Condoleezza Rice with Hungarian FM Kinga Goncz
Remarks with Hungarian Foreign Affairs Minister Kinga Goncz Before Their Meeting
Secretary Condoleezza Rice
October 12, 2006
SECRETARY RICE: Good afternoon. I would very much like to welcome Foreign Minister Goncz from Hungary. We have met before on a number of occasions including most recently in New York during the Transatlantic Dialogue and NATO. We have many issues that we will cover, including getting ready for the upcoming Riga Summit of our heads of state for NATO, but also bilateral issues in U.S.-Hungarian relations, which is just an excellent relationship. So thank you very much for being here.
FOREIGN MINISTER GONCZ: Thank you for the invitation. And I think first of all, thank you for your support. In terms of '56 and the anniversary of '56, because I know that you personally were so much involved and so much committed to have this anniversary is very nice and very -- extremely nice event in the U.S. It is very important for Hungarians. I think you know that it was an important moment of our history. And I was so glad to see that there are exhibitions, concerts, all kinds of books, some are published about this issue. And I know that you personally know quite a lot about this region and you were interested in this region and working in this.
SECRETARY RICE: Well, thank you. It was an inspiration, the Hungarians, to everyone. And I wrote one of my first papers as an academic on that revolution so --
FOREIGN MINISTER GONCZ: I know.
SECRETARY RICE: -- So thank you. It's so great to meet you.
FOREIGN MINISTER GONCZ: Thank you very much.
QUESTION: Madame Secretary, after your talks with Councilor Tang this morning (inaudible) support of a resolution (inaudible)?
SECRETARY RICE: We had excellent talks with Councilor Tang. He also met with the President. I think the Chinese clearly understand the gravity of the situation. They clearly understand that the North Koreans in doing this have made the environment much less stable and much less secure.
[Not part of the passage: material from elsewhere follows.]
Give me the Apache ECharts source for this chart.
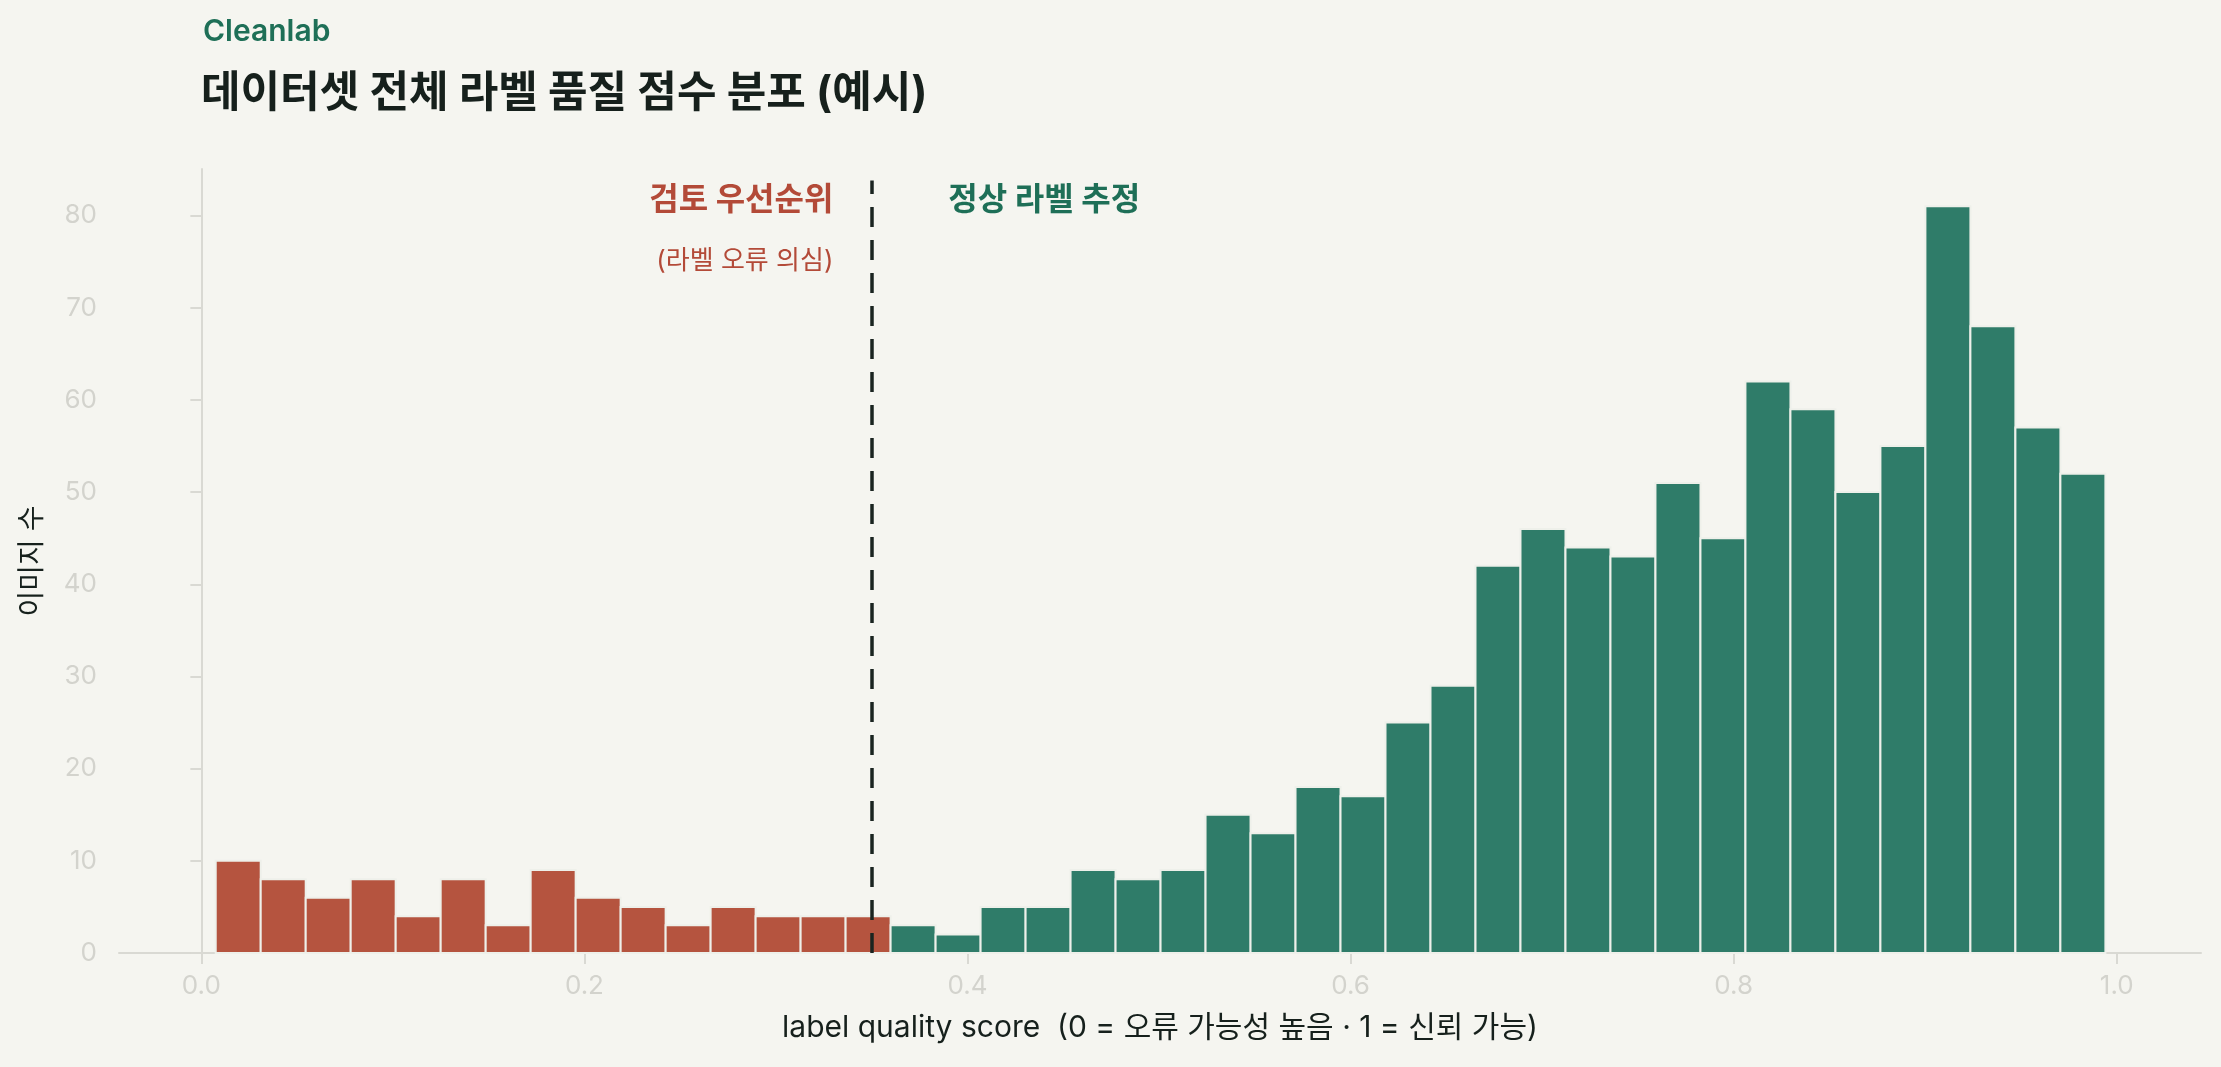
<!DOCTYPE html>
<html>
<head>
<meta charset="utf-8">
<title>라벨 품질 점수 분포</title>
<script src="https://cdn.jsdelivr.net/npm/echarts@6/dist/echarts.min.js"></script>
<style>
  html, body { margin: 0; padding: 0; background: #f5f5f0; }
  #main { width: 2221px; height: 1067px; }
</style>
</head>
<body>
<div id="main"></div>
<script>
// 히스토그램 데이터 (42개 구간)
var binStart = 0.0075;
var binWidth = 0.02349;
var counts = [10, 8, 6, 8, 4, 8, 3, 9, 6, 5, 3, 5, 4, 4, 4,
              3, 2, 5, 5, 9, 8, 9, 15, 13, 18, 17, 25, 29, 42,
              46, 44, 43, 51, 45, 62, 59, 50, 55, 81, 68, 57, 52];
var threshold = 0.35;
var xTicks = [0, 0.2, 0.4, 0.6, 0.8, 1.0];
var yTicks = [0, 10, 20, 30, 40, 50, 60, 70, 80];

var BG = '#f5f5f0';
var RED = '#b5543f';
var GREEN = '#2f7c69';
var AXIS = '#d9d9d3';
var FONT = 'Inter, "Noto Sans CJK KR", sans-serif';

var bins = counts.map(function (c, i) {
  var x0 = binStart + i * binWidth;
  return [x0, x0 + binWidth, c];
});

var chart = echarts.init(document.getElementById('main'));

var option = {
  backgroundColor: BG,
  animation: false,
  grid: { left: 119, right: 20, top: 169, bottom: 114 },
  xAxis: {
    type: 'value',
    min: -0.043,
    max: 1.044,
    name: 'label quality score  (0 = 오류 가능성 높음 · 1 = 신뢰 가능)',
    nameLocation: 'middle',
    nameGap: 60,
    nameTextStyle: { fontFamily: FONT, fontSize: 30, color: '#16201c' },
    splitLine: { show: false },
    axisLine: { show: true, onZero: false, lineStyle: { color: AXIS, width: 2 } },
    axisTick: { show: true, length: 11, customValues: xTicks, lineStyle: { color: AXIS, width: 2 } },
    axisLabel: {
      customValues: xTicks,
      margin: 20,
      fontFamily: FONT,
      fontSize: 26,
      color: '#d3d3cd',
      formatter: function (v) { return v.toFixed(1); }
    }
  },
  yAxis: {
    type: 'value',
    min: 0,
    max: 85.05,
    name: '이미지 수',
    nameLocation: 'middle',
    nameGap: 72,
    nameTextStyle: { fontFamily: FONT, fontSize: 28, color: '#16201c' },
    splitLine: { show: false },
    axisLine: { show: true, lineStyle: { color: AXIS, width: 2 } },
    axisTick: { show: true, length: 11, customValues: yTicks, lineStyle: { color: AXIS, width: 2 } },
    axisLabel: {
      customValues: yTicks,
      margin: 22,
      fontFamily: FONT,
      fontSize: 26,
      color: '#d3d3cd'
    }
  },
  series: [{
    type: 'custom',
    data: bins,
    encode: { x: [0, 1], y: 2 },
    renderItem: function (params, api) {
      var x0 = api.value(0), x1 = api.value(1), c = api.value(2);
      var p0 = api.coord([x0, c]);
      var p1 = api.coord([x1, 0]);
      var mid = (x0 + x1) / 2;
      return {
        type: 'rect',
        shape: { x: p0[0], y: p0[1], width: p1[0] - p0[0], height: p1[1] - p0[1] },
        style: { fill: mid < threshold ? RED : GREEN, stroke: '#eef0ea', lineWidth: 2 }
      };
    },
    markLine: {
      silent: true,
      symbol: 'none',
      label: { show: false },
      lineStyle: { color: '#1a2420', width: 3.5, type: [20, 13] },
      data: [[{ coord: [threshold, 0] }, { coord: [threshold, 83.8] }]]
    }
  }]
};

chart.setOption(option);

var pRed1 = chart.convertToPixel({ gridIndex: 0 }, [threshold - 0.02, 81.6]);
var pRed2 = chart.convertToPixel({ gridIndex: 0 }, [threshold - 0.02, 75]);
var pGreen = chart.convertToPixel({ gridIndex: 0 }, [threshold + 0.04, 81.6]);

chart.setOption({
  graphic: [
    { type: 'text', left: 203, top: 17,
      style: { text: 'Cleanlab', fill: '#1e6f57', font: '600 30px ' + FONT } },
    { type: 'text', left: 201, top: 73,
      style: { text: '데이터셋 전체 라벨 품질 점수 분포 (예시)', fill: '#16201c', font: 'bold 43px ' + FONT } },
    { type: 'text', x: pRed1[0], y: pRed1[1],
      style: { text: '검토 우선순위', fill: '#b34a38', font: 'bold 32px ' + FONT, align: 'right', verticalAlign: 'middle' } },
    { type: 'text', x: pRed2[0], y: pRed2[1],
      style: { text: '(라벨 오류 의심)', fill: '#b34a38', font: '26px ' + FONT, align: 'right', verticalAlign: 'middle' } },
    { type: 'text', x: pGreen[0], y: pGreen[1],
      style: { text: '정상 라벨 추정', fill: '#1e6f57', font: 'bold 32px ' + FONT, align: 'left', verticalAlign: 'middle' } }
  ]
});
</script>
</body>
</html>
And they're working very hard in New York, but I believe we'll get a very good resolution that will demonstrate to the North Koreans that the international community is very much united in its condemnation of this test that was carried out a couple of days ago.
QUESTION: Do you expect (inaudible) tomorrow, Madame Secretary?
SECRETARY RICE: I don't know if it will be tomorrow, but I think it will be soon. Things are moving along at the UN. Thank you.